Katsuhiko "Katsu" Tokunaga (徳永克彦, tokunaga katsuhiko) (born January 13, 1957) is a Japanese military aviation photographer, specializing in air-to-air photography. He works for a large number of aircraft manufacturers including Dassault, Embraer, Airbus Military/Eurofighter, Korean Aerospace Industries, Lockheed Martin, Mikoyan, Pilatus Aircraft, Saab and Sukhoi.

Tokunaga started his career in the backseat of a United States Air Force T-33A Shooting Star in 1978. To date he has flown between 50 and 60 fast jets in some 50 countries, logging 1400 flight hours.
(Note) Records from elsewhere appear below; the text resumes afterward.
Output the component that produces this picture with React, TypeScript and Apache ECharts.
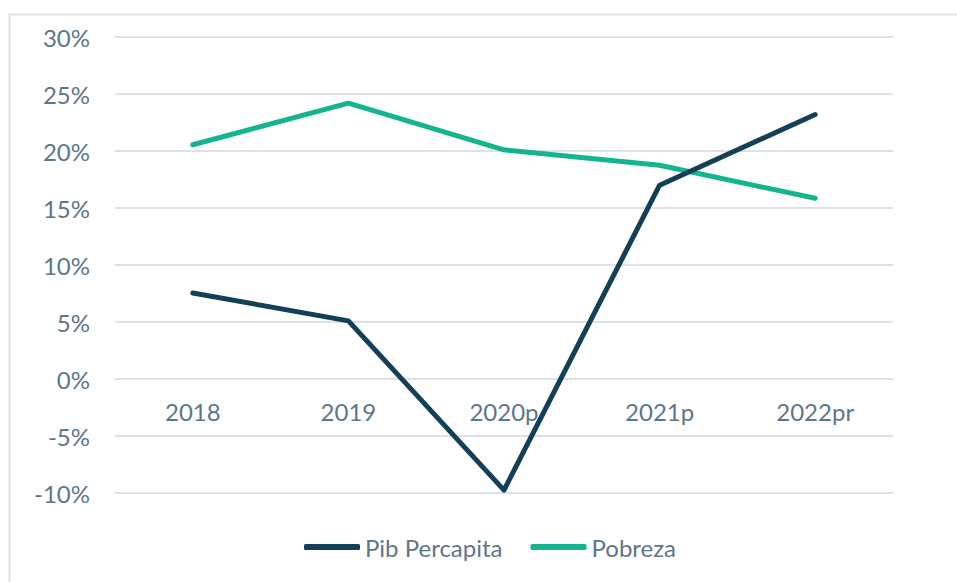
import React, { useEffect, useRef } from "react";
import * as echarts from "echarts";

const categories = ["2018", "2019", "2020p", "2021p", "2022pr"];
const pibPercapita = [7.55, 5.1, -9.75, 17.0, 23.2];
const pobreza = [20.55, 24.2, 20.1, 18.75, 15.85];
const yMin = -10;
const yMax = 30;
const yInterval = 5;

const TEXT = "#5d7689";
const GRID = "#dce1e5";
const FONT = "Lato, 'Noto Sans', sans-serif";
const PIB_COLOR = "#133f58";
const POB_COLOR = "#13b48f";

const GRID_TOP = 37;
const GRID_BOTTOM = 89;
const CHART_H = 582;

export default function App() {
  const ref = useRef<HTMLDivElement>(null);
  useEffect(() => {
    if (!ref.current) return;
    const chart = echarts.init(ref.current, undefined, { renderer: "svg" });
    const plotH = CHART_H - GRID_TOP - GRID_BOTTOM;
    const zeroOffset = ((0 - yMin) / (yMax - yMin)) * plotH;
    chart.setOption({
      animation: false,
      backgroundColor: "#ffffff",
      textStyle: { fontFamily: FONT },
      graphic: [
        {
          type: "rect",
          shape: { x: 9.5, y: 14.5, width: 1200, height: 1200 },
          style: { fill: "none", stroke: GRID, lineWidth: 2 },
          silent: true,
          z: -1,
        },
      ],
      grid: { left: 115, right: 64, top: GRID_TOP, bottom: GRID_BOTTOM, containLabel: false },
      legend: {
        bottom: 18,
        left: 299,
        itemWidth: 56,
        itemHeight: 6,
        itemGap: 28,
        textStyle: { color: TEXT, fontSize: 24, fontFamily: FONT },
        data: [
          { name: "Pib Percapita", icon: "roundRect", itemStyle: { color: PIB_COLOR } },
          { name: "Pobreza", icon: "roundRect", itemStyle: { color: POB_COLOR } },
        ],
      },
      xAxis: {
        type: "category",
        data: categories,
        boundaryGap: true,
        axisLine: { show: false },
        axisTick: { show: false },
        axisLabel: {
          color: TEXT,
          fontSize: 24,
          margin: 20 - zeroOffset,
          fontFamily: FONT,
        },
      },
      yAxis: {
        type: "value",
        min: yMin,
        max: yMax,
        interval: yInterval,
        axisLine: { show: false },
        axisTick: { show: false },
        axisLabel: {
          color: TEXT,
          fontSize: 24,
          margin: 25,
          fontFamily: FONT,
          formatter: "{value}%",
        },
        splitLine: { lineStyle: { color: GRID, width: 2 } },
      },
      series: [
        {
          name: "Pib Percapita",
          type: "line",
          data: pibPercapita,
          symbol: "none",
          lineStyle: { color: PIB_COLOR, width: 5, cap: "round", join: "round" },
          itemStyle: { color: PIB_COLOR },
          z: 3,
        },
        {
          name: "Pobreza",
          type: "line",
          data: pobreza,
          symbol: "none",
          lineStyle: { color: POB_COLOR, width: 5, cap: "round", join: "round" },
          itemStyle: { color: POB_COLOR },
          z: 2,
        },
      ],
    });
    return () => chart.dispose();
  }, []);
  return (
    <div
      ref={ref}
      style={{ position: "absolute", left: 0, top: 0, width: 957, height: 582 }}
    />
  );
}
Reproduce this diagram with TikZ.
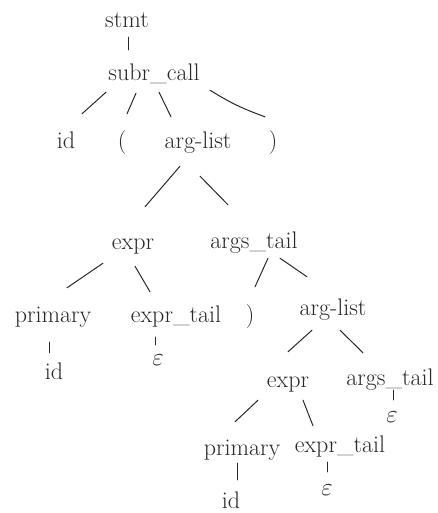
\documentclass[tikz,border=0pt]{standalone}
\usetikzlibrary{calc}
\definecolor{ink}{RGB}{40,40,40}
\begin{document}
\begin{tikzpicture}[x=1pt,y=-1pt,
  lbl/.style={anchor=base,inner sep=5pt,text height=11pt,text depth=4pt,
    font=\fontsize{24}{28}\selectfont,text=ink},
  eps/.style={lbl,font=\fontsize{28}{30}\selectfont},
  edge/.style={draw=ink,line width=1pt,line cap=round}]
\useasboundingbox (0,0) rectangle (437,513);
% nodes
\node[lbl] (stmt) at (127,28) {stmt};
\node[lbl] (subr) at (154,81) {subr\_call};
\node[lbl] (id1) at (66,149) {id};
\node[lbl] (lp) at (122,149) {(};
\node[lbl] (al1) at (198,149) {arg-list};
\node[lbl] (rp) at (273,149) {)};
\node[lbl] (expr1) at (133,249) {expr};
\node[lbl] (at1) at (254,248) {args\_tail};
\node[lbl] (prim1) at (53,322) {primary};
\node[lbl] (et1) at (176,322) {expr\_tail};
\node[lbl] (rp2) at (250,322) {)};
\node[lbl] (al2) at (333,315) {arg-list};
\node[lbl] (id2) at (54,379) {id};
\node[eps] (eps1) at (158,365) {$\varepsilon$};
\node[lbl] (expr2) at (288,387) {expr};
\node[lbl] (at2) at (390,385) {args\_tail};
\node[eps] (eps2) at (392,422) {$\varepsilon$};
\node[lbl] (prim2) at (242,455) {primary};
\node[lbl] (et2) at (340,452) {expr\_tail};
\node[lbl,inner sep=3pt,text depth=0pt] (id3) at (231,508) {id};
\node[eps] (eps3) at (327,495) {$\varepsilon$};
% edges
\draw[edge] ($(stmt.south)+(1,0)$) -- ($(subr.north)+(-26,-15)$);
\draw[edge] ($(subr.south)+(-48,2)$) -- ($(id1.north)+(16,-19)$);
\draw[edge] ($(subr.south)+(-18,3)$) -- ($(lp.north)+(5,-19)$);
\draw[edge] ($(subr.south)+(5,2)$) -- ($(al1.north)+(-27,-16)$);
\draw[edge] ($(subr.south)+(56,0)$) to[bend right=6] ($(rp.north)+(-8,-16)$);
\draw[edge] ($(al1.south)+(-18,8)$) -- ($(expr1.north)+(12,-26)$);
\draw[edge] ($(al1.south)+(2,18)$) -- ($(at1.north)+(-26,-27)$);
\draw[edge] ($(expr1.south)+(-30,5)$) -- ($(prim1.north)+(14,-18)$);
\draw[edge] ($(expr1.south)+(2,8)$) -- ($(et1.north)+(-26,-14)$);
\draw[edge] ($(at1.south)+(14,1)$) -- ($(rp2.north)+(5,-19)$);
\draw[edge] ($(at1.south)+(26,1)$) -- ($(al2.north)+(-26,-22)$);
\draw[edge] ($(prim1.south)+(-4,11)$) -- ($(id2.north)+(-5,-10)$);
\draw[edge] ($(et1.south)+(-21,6)$) -- ($(eps1.north)+(-3,-4)$);
\draw[edge] ($(al2.south)+(-21,6)$) -- ($(expr2.north)+(0,-19)$);
\draw[edge] ($(al2.south)+(7,6)$) -- ($(at2.north)+(-27,-16)$);
\draw[edge] ($(at2.south)+(3,-4)$) -- ($(eps2.north)+(1,-6)$);
\draw[edge] ($(expr2.south)+(-30,4)$) -- ($(prim2.north)+(-7,-17)$);
\draw[edge] ($(expr2.south)+(15,4)$) -- ($(et2.north)+(-27,-10)$);
\draw[edge] ($(prim2.south)+(-5,-1)$) -- ($(id3.north)+(6,-14)$);
\draw[edge] ($(et2.south)+(-13,1)$) -- ($(eps3.north)+(0,-7)$);
\end{tikzpicture}
\end{document}
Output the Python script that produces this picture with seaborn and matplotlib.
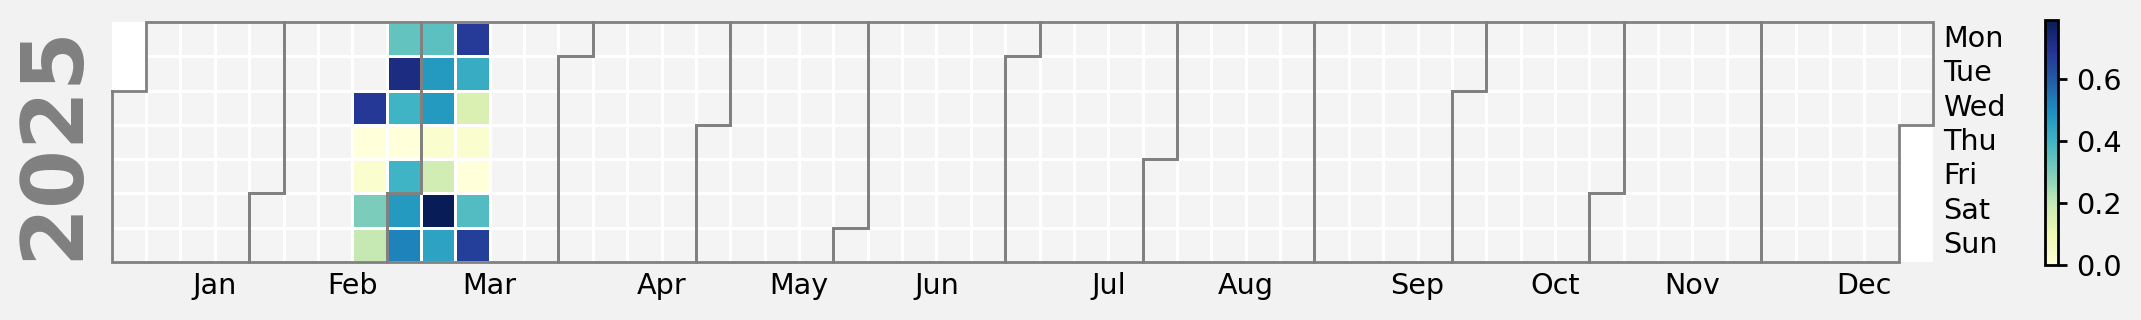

He has also flown with and photographed many aerobatic teams from around the world, including that of the Royal Air Force (the Red Arrows), the Japan Air Self-Defense Force (Blue Impulse), the Canadian Forces (the Snowbirds), the Breitling Jet Team, Croatian Air Force and Air Defence's Wings of Storm, the Chilean Air Force's Halcones, the French Air Force's Patrouille de France, the Italian Air Force's Frecce Tricolori, the Portuguese Air Force's Asas de Portugal, the Republic of Singapore Air Force's RSAF Black Knights, the Slovak Air Force's Biele Albatrosy, the Spanish Air Force's Patrulla Aguila, the Swedish Air Force's Team 60, the Swiss Air Force's Patrouille Suisse and PC-7 Team, as well as the US Air Force's Thunderbirds and the US Navy's Blue Angels, the Polish Air Force's White-Red Sparks and the Yugoslav Air Force's Leteće zvezde.

He also published many books including 'Smoke Trails: The last of the F-4 Phantoms' (in cooperation with Jamie Hunter), 'Super Blue' and 'Top Teams'.